For starters, female employees may be able to help identify problematic workplace policies and taboos, such as those involving women’s health issues. This type of inclusion is critical in our increasingly diverse world, where customers are increasingly willing to support those brands and companies with a strong value system.
Diversity is so important to consumers that the financial future of a company may even depend on it. Among various industries, companies with diverse management teams have been found to earn more revenue from innovative ideas than less diverse companies. And in regards to women in particular, “companies with greater gender diversity among executive teams generated more profitability and value creation than companies with fewer women in executive positions,” reports DeVry University.
For all of the benefits of workplace diversity, however, the job starts with the globe’s youngest citizens. If women aren’t exposed to STEM fields at a young age, they’re not likely to choose a related degree or career path, and the world will be smaller for it.

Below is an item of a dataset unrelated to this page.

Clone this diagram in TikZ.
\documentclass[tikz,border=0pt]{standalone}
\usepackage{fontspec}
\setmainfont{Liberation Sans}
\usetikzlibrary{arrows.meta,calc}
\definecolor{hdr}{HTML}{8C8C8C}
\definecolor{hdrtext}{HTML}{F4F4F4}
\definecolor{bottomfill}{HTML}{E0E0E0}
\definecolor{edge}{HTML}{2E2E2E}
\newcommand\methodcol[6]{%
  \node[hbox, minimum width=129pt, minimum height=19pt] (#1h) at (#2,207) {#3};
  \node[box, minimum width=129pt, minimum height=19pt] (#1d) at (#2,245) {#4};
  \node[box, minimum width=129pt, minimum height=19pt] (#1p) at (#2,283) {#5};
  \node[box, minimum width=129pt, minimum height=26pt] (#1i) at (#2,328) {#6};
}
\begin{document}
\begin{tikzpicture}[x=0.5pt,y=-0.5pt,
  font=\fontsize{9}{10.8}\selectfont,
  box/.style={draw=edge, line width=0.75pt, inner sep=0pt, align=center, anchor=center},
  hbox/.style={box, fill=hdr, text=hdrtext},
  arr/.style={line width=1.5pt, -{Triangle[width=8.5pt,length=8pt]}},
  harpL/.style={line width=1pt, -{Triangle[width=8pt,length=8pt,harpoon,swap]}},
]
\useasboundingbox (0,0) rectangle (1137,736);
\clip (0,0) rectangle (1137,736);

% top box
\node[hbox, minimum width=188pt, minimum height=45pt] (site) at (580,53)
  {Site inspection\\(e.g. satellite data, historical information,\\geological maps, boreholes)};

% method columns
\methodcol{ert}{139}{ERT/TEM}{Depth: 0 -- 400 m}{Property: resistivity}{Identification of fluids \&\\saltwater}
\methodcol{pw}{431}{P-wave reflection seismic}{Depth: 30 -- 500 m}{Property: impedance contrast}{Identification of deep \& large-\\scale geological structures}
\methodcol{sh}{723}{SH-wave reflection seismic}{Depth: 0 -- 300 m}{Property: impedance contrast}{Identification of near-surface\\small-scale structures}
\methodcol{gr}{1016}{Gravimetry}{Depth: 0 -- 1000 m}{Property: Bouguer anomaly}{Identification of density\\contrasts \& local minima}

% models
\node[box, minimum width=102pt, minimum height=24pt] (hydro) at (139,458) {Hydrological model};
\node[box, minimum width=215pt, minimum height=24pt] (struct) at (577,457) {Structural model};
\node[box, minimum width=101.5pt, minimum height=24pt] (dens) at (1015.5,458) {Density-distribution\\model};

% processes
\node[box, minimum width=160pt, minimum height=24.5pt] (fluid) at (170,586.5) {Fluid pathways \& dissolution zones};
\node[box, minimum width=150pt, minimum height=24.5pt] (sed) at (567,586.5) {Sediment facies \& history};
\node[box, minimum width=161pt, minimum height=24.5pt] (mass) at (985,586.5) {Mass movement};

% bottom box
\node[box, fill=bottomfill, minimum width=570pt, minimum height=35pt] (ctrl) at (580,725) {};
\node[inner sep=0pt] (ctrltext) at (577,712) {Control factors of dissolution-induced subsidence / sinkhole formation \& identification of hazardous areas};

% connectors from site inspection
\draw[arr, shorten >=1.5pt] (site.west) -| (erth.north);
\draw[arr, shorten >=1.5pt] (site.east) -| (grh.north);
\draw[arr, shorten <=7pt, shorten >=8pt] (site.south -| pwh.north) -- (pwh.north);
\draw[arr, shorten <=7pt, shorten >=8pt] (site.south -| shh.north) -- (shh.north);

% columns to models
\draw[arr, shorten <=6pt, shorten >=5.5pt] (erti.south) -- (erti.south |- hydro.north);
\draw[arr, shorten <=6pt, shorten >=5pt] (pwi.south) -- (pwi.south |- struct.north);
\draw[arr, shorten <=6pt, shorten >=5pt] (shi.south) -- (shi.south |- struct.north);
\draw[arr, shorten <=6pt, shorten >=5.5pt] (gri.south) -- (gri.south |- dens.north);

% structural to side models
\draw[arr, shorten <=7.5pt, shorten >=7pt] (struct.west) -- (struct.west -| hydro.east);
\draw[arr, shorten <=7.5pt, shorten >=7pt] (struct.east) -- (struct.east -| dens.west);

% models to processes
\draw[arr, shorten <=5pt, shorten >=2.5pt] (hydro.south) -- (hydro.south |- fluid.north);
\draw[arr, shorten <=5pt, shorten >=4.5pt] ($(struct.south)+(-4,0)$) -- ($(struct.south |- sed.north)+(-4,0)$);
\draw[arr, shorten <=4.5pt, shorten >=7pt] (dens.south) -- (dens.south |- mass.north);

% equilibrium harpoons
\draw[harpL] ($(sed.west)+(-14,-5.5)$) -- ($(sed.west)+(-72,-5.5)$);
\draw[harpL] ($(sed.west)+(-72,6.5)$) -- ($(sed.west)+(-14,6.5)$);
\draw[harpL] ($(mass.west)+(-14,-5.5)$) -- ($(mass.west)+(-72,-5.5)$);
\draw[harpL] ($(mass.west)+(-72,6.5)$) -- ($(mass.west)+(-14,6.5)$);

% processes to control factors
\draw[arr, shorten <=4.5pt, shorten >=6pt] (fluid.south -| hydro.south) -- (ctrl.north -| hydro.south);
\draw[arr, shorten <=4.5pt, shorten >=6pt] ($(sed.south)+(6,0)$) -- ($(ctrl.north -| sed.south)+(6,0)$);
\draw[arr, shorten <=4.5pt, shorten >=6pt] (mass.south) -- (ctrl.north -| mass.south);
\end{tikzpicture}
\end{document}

There are a number of factors that can influence cultural traditions such as gender bias and the idea that particular jobs are best suited for men or women. Where STEM is concerned, the achievements of female scientists, mathematicians, computer programmers, and more have long been overlooked. It’s time to rectify that oversight, and further embrace diversity in STEM.
Fortunately, there are numerous signs indicating that women, especially within immigrant populations, are finally starting to find their voice in STEM. The immigrant experience can only serve to foster workplace diversity and help build a more inclusive world, while also inspiring technological innovation in every industry, from the classroom to the tech company office.